Euro falls after inflation data
Dollar edges up but set for weakest month in a year
Yen back from the brink; strongest month in 2023
(Updates at 1050 GMT)
By Samuel Indyk
LONDON, Nov 30 (Reuters) – The euro fell on Thursday after euro zone inflation eased by more than forecast this month, fuelling bets of early European Central Bank rate cuts, while the dollar rose from a three-month low but was still set for its biggest monthly drop in a year.
Consumer price growth in the 20 nations that share the euro currency dropped to 2.4% in November from 2.9% in October, well below expectations for a fall to 2.7%.
“The message from today’s European CPI data is clear,” said Matthew Landon, global market strategist at J.P. Morgan Private Bank, “disinflation is continuing at a rapid pace in Europe – and, importantly, more swiftly than the market or even the ECB’s expectations.”
“Falling inflation and a stagnant economy could justify ECB cuts as soon as the first quarter of next year in our view,” Landon said.
The euro dropped as much as 0.5% against the dollar to $1.0910. On Wednesday it hit its highest level since August at $1.1017.
Markets are now fully pricing in a rate cut from the ECB by April, while around 115 basis points of easing is priced by the end of next year.
ECB policymaker Fabio Panetta said on Thursday the central bank may be able to ease monetary conditions if persistently weak output accelerates the decline in inflation.
Meanwhile, the dollar index, which measures the U.S. currency against six rivals including the euro, rose 0.4% to 103.25, picking up after touching 102.46 on Wednesday, its lowest level since Aug. 11.
The index is still down around 3.2% in November, its biggest monthly fall since last November, on growing expectations the Fed will also cut interest rates in the first half of 2024.
“The key drivers in November for the dollar weakness have been the benign inflation data and the loosening signs of the labour market,” said Mohamad Al-Saraf, associate, FX and rates strategy at Danske Bank.
“The notion of a soft landing has increased and usually that’s a bad environment for the dollar.”
Investors will be all ears on Friday when Fed Chair Jerome Powell takes centre stage in the wake of Fed Governor Christopher Waller on Tuesday flagging a possible rate cut in the months ahead. It will also be the last time Fed policymakers will be able to share their views before they enter the quiet period before the December policy meeting.
Before that, the spotlight will firmly be on Thursday’s crucial personal consumption expenditure (PCE) price index – the Fed’s targeted measure of inflation.
Christopher Wong, currency strategist at OCBC, said the data will offer a glimpse into whether the disinflation trend seen so far remains intact.
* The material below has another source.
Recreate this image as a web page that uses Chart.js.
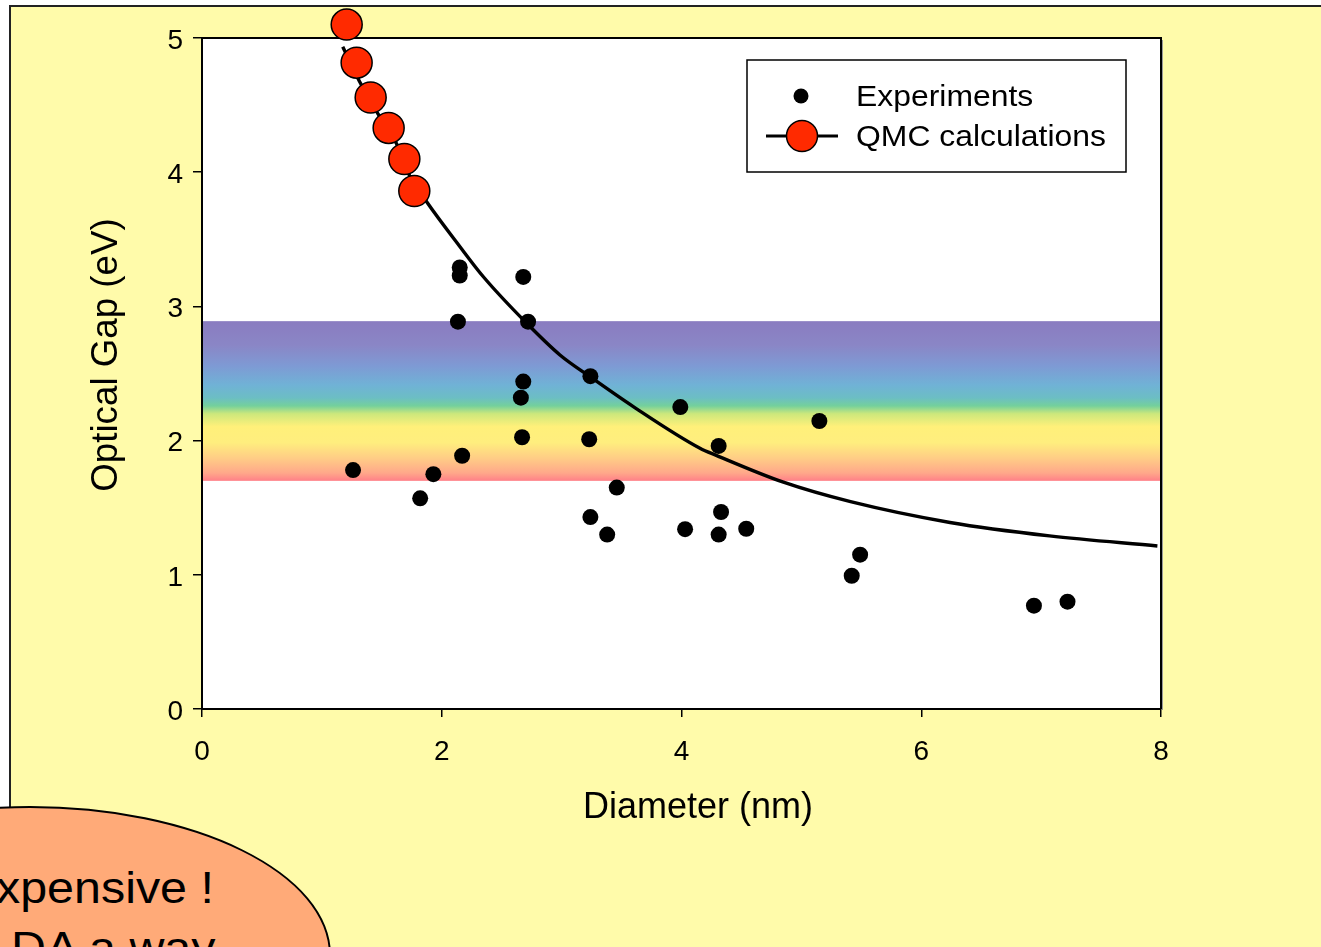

“If core PCE undershoots expectations to the downside, then USD may extend the move lower again,” he said.
U.S. rates futures markets are now pricing in more than 100 bps of rate cuts next year starting in May, and the two-year Treasury yield is close to its lowest since July – it has slumped about 30 bps this week alone.
Meanwhile, expectations that the Bank of Japan will soon end its negative rate policy have pulled the yen up from the depths, and in the process, eased pressure on the central bank to support the currency via direct FX market intervention.
On Thursday, the yen weakened 0.17% to 147.485 per dollar, but remains close to the two-and-a-half-month high of 146.675 per dollar it touched on Wednesday. The Japanese currency has firmed almost 3% against the dollar in November and is on course for its strongest month this year.
Bank of Japan board member Toyoaki Nakamura said on Thursday the central bank will likely need some more time before phasing out its massive stimulus.
Sterling was last at $1.2646, down 0.39% on the day, while the Australian dollar fell 0.1% to $0.6610. It’s still up 4.3% in November – its steepest one-month gain in a year.